> _DO THIS_
Below is a listing. Gather each line of it that contains "with".
##### DATASET ENTRIES
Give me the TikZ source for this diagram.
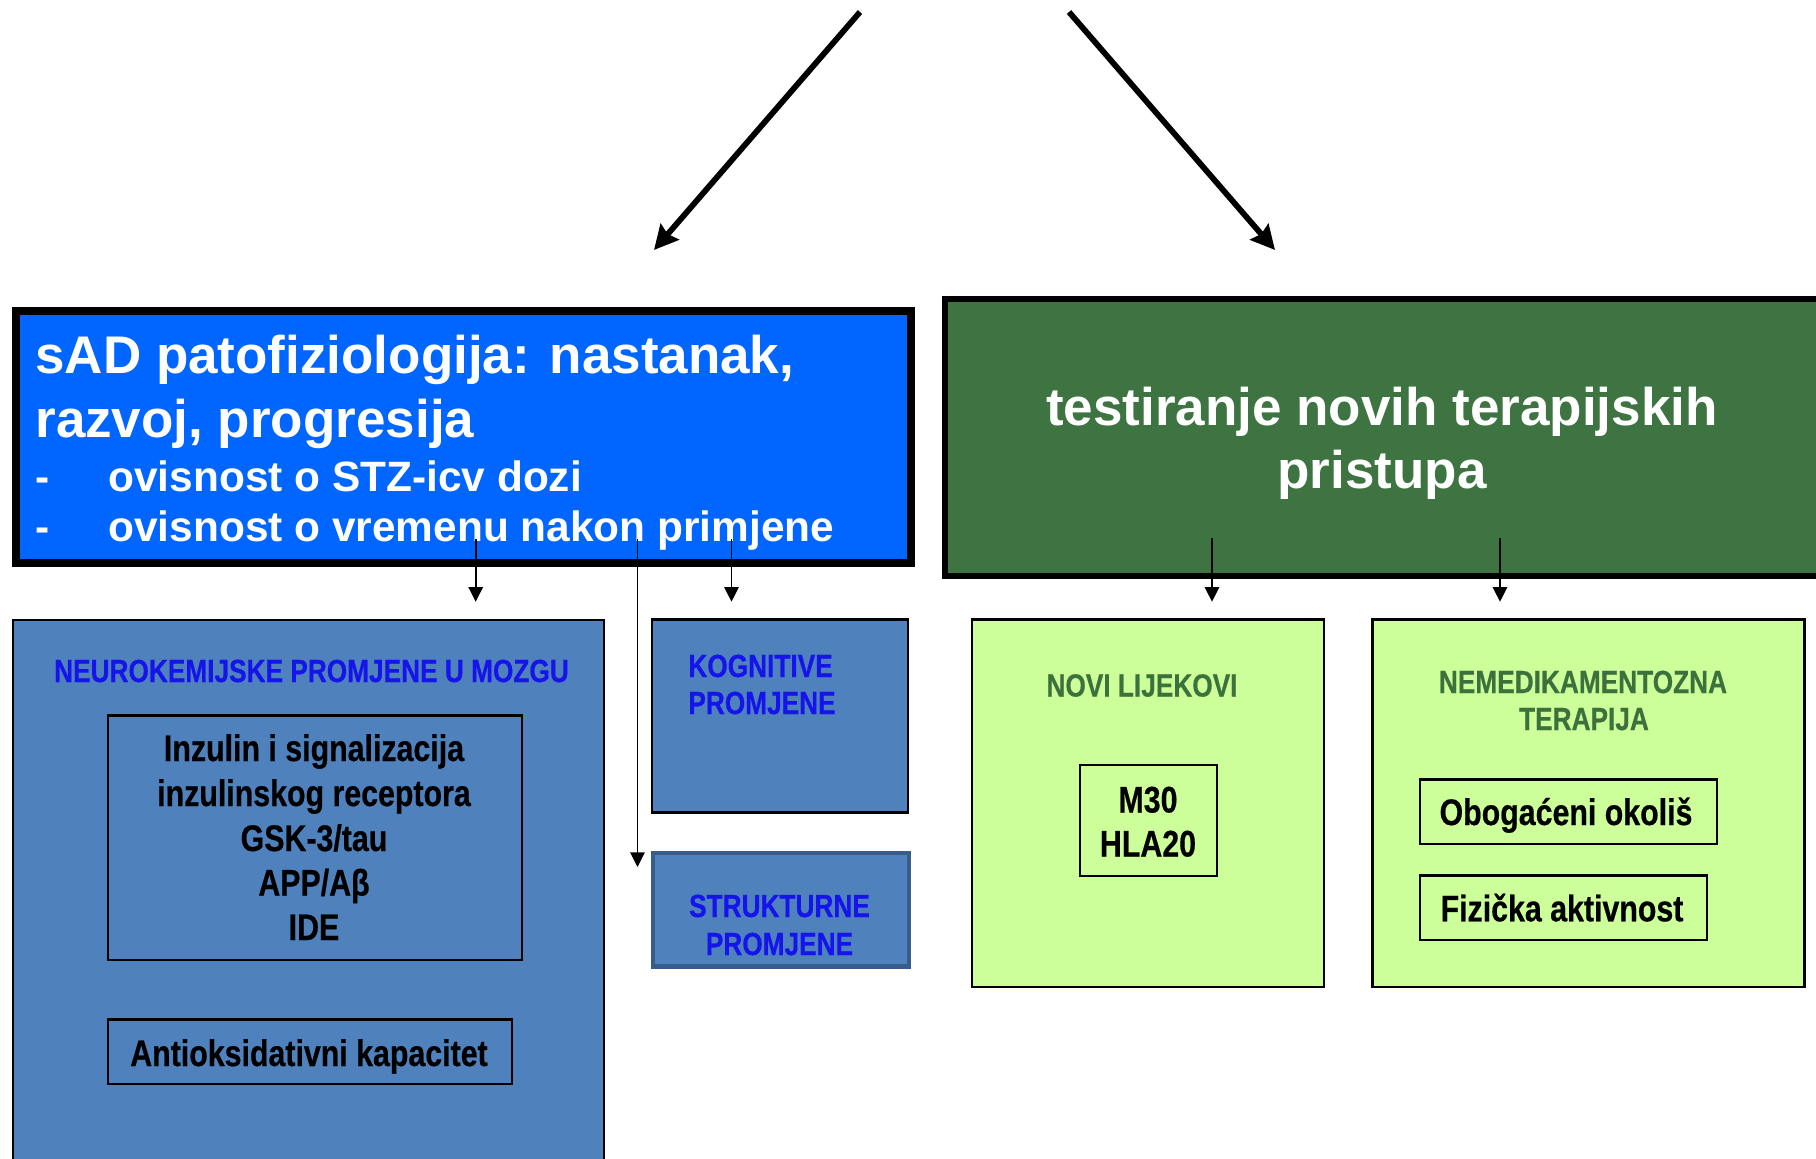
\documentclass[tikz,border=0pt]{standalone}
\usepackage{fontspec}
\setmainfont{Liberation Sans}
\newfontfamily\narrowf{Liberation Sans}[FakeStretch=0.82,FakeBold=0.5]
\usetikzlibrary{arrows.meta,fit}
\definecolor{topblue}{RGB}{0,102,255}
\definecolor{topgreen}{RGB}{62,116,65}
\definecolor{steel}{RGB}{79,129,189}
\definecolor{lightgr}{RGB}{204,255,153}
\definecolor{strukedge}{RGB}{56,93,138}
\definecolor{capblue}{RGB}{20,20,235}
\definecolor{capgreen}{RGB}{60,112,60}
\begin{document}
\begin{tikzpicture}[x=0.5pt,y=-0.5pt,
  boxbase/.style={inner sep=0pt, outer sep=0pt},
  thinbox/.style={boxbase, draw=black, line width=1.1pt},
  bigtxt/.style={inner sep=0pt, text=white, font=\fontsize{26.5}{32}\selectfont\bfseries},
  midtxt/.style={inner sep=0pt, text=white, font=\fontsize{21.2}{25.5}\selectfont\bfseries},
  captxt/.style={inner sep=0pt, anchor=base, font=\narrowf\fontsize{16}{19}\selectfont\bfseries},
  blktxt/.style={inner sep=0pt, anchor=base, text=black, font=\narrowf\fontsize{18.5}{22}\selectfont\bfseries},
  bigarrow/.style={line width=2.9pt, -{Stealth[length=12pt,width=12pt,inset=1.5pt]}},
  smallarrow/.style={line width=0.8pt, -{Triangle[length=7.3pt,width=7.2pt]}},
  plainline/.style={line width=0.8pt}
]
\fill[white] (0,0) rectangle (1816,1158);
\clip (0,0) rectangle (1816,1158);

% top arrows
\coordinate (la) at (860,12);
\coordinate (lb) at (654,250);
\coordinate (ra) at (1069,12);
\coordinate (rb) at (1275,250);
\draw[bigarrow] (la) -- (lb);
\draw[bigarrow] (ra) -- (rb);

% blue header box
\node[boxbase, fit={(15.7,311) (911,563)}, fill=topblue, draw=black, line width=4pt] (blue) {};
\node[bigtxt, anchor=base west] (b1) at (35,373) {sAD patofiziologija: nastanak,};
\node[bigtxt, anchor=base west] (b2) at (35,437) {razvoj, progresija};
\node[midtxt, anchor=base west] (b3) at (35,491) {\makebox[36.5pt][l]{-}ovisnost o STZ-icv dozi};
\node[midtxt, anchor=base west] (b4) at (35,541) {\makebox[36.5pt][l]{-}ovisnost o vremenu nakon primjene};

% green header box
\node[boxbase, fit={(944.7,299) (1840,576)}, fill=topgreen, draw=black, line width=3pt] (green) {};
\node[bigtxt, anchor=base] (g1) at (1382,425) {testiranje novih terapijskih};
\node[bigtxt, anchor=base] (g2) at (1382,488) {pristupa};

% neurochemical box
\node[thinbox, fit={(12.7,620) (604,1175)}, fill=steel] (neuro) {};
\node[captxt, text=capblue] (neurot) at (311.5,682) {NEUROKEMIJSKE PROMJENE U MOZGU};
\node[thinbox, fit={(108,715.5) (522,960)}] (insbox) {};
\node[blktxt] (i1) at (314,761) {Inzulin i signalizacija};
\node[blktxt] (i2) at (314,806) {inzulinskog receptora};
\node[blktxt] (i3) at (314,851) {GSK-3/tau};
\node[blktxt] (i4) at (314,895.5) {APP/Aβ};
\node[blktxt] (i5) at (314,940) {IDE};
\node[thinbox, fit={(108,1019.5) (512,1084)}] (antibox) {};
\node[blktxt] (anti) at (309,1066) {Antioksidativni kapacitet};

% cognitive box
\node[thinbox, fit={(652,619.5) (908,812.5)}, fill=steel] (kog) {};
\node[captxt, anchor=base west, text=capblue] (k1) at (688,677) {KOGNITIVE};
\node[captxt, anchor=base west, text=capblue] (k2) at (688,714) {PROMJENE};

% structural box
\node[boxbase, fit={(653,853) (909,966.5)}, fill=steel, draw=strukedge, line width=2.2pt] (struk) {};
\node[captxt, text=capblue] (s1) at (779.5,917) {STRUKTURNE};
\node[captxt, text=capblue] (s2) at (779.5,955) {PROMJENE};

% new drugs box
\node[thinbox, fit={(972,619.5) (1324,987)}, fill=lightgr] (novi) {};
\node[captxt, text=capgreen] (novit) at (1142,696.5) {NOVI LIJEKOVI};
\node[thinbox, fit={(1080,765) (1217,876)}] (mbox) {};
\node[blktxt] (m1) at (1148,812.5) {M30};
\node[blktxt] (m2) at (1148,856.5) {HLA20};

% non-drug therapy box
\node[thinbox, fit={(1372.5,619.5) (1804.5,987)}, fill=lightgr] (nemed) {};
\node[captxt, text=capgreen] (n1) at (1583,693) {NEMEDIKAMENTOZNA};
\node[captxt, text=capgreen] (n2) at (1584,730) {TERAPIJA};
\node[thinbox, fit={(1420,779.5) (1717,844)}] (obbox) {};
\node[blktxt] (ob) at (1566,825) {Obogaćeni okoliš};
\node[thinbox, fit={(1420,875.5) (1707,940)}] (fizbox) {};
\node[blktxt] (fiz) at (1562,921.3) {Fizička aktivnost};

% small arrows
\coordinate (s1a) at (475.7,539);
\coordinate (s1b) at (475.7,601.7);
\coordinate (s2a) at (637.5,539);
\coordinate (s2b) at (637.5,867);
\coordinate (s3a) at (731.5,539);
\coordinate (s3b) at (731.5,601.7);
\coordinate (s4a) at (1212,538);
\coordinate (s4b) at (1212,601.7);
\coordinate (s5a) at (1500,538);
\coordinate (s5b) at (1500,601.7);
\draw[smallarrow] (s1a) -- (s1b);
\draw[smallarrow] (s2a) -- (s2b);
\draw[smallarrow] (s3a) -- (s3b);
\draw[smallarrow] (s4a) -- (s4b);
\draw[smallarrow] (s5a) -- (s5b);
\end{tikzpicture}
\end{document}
##########
##### DATASET ENTRIES
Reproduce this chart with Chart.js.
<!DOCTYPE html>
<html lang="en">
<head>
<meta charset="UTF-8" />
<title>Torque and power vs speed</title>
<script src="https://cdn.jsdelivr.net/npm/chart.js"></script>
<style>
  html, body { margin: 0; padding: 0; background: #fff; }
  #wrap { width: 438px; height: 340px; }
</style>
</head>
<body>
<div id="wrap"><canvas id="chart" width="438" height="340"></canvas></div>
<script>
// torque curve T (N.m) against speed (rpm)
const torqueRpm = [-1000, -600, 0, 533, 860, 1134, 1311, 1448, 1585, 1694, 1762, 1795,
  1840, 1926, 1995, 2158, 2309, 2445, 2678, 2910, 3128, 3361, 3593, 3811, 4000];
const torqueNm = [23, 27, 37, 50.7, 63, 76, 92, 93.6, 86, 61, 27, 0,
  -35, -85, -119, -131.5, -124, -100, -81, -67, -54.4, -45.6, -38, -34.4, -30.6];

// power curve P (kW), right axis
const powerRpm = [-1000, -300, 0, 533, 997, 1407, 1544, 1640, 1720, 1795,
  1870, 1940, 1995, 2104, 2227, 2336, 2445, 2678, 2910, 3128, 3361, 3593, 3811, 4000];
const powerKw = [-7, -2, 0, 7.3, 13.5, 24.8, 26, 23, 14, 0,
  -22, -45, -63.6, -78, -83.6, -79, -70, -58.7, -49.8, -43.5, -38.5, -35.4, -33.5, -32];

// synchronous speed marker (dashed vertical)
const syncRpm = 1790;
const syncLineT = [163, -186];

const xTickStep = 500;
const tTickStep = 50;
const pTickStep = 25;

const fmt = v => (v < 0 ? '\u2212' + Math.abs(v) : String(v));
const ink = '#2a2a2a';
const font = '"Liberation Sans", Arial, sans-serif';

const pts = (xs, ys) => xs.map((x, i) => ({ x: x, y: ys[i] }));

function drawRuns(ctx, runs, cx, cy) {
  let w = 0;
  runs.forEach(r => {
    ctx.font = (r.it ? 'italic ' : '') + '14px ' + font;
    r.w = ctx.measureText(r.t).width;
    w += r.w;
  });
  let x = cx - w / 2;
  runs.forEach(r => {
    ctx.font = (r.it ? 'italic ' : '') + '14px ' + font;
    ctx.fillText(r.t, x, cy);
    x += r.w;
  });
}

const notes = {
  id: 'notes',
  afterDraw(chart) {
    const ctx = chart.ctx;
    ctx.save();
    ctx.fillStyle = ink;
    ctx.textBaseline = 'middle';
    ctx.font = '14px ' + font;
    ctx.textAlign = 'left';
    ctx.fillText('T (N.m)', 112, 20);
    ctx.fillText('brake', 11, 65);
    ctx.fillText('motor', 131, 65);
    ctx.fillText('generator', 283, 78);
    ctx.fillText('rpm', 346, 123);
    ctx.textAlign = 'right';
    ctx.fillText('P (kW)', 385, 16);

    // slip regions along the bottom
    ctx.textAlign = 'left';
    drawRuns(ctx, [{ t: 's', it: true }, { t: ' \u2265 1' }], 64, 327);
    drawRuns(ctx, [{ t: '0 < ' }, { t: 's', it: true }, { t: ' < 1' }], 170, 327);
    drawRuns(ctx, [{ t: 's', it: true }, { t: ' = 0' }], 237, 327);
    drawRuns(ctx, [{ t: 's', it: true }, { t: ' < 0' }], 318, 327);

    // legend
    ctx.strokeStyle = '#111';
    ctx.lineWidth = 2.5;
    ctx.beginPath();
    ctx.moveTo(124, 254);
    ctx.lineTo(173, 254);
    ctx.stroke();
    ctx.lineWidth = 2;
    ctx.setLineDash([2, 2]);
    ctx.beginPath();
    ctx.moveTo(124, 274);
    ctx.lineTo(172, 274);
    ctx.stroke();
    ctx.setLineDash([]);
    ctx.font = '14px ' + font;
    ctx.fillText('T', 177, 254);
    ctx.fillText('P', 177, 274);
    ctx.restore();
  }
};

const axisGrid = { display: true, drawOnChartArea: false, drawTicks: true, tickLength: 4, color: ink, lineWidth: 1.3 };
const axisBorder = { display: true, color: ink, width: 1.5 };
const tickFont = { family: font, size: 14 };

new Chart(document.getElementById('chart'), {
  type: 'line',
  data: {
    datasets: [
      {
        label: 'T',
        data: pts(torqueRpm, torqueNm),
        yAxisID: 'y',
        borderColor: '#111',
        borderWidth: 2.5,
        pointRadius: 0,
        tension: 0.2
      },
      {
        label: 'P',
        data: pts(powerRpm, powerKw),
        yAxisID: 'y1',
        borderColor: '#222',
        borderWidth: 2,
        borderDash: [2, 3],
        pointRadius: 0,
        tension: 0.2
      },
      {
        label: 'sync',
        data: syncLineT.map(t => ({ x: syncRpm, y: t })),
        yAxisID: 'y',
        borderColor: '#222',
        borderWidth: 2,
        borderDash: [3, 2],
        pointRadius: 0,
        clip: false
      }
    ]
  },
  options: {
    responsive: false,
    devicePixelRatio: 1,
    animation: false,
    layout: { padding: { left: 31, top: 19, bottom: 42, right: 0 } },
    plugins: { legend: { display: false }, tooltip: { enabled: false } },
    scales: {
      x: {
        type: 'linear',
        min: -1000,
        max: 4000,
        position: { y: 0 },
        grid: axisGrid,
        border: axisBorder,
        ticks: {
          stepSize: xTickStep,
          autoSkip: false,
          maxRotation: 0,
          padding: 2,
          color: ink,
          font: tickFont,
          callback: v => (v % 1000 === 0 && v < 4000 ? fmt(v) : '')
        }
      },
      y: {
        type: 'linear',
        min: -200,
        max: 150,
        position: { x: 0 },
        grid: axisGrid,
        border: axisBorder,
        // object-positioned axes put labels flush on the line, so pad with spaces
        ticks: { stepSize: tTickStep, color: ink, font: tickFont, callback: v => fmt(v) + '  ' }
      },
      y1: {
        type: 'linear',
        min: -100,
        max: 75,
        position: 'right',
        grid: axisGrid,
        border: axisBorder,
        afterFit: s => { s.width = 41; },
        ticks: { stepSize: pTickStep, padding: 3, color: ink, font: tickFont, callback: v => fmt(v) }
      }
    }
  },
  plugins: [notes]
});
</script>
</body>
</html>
##########
> _COMPLETE OUTPUT_
Reproduce this chart with Chart.js.
        // object-positioned axes put labels flush on the line, so pad with spaces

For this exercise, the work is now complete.